Two oilfield services companies were in a patent fight. One company owned a patent for wellhead equipment used in hydraulic fracturing and sued a competitor for infringement. The competitor asked the Patent Office to review and cancel the patent through inter partes review while the district court case continued. The Patent Trial and Appeal Board canceled the claims, the Federal Circuit affirmed, and the patent owner asked the Supreme Court to decide whether that administrative review is constitutional.

Reasoning

The Court considered whether Congress can let the Patent Office reconsider and cancel issued patents instead of having those disputes decided in an independent federal court, and whether a jury trial is required. The majority said patents are public franchises and that inter partes review is a permissible administrative “second look” under the public-rights doctrine.

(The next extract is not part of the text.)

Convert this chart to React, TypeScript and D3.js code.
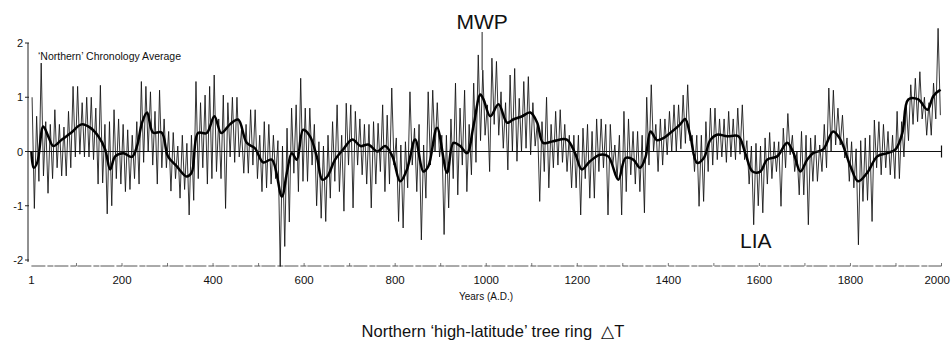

The Court held that IPR does not violate Article III and that the Seventh Amendment’s jury right does not independently bar IPR when Congress assigns the matter to an agency.

Real world impact

The ruling means the Patent Office may continue using inter partes review to cancel issued patent claims, giving challengers an administrative path alongside federal-court litigation. Patent owners can still seek judicial review in the Federal Circuit of final Board decisions, but patents face renewed administrative vulnerability. The Court emphasized its holding is narrow and did not resolve other constitutional questions like due process or retroactive application.

Dissents or concurrances

Justice Breyer (joined by two Justices) concurred, agreeing the public-rights approach suffices but warning the decision should not be read to allow agencies to decide all private-rights disputes. Justice Gorsuch (joined by the Chief Justice) dissented, arguing the ruling weakens judicial independence and that historically patent validity belonged to Article III courts.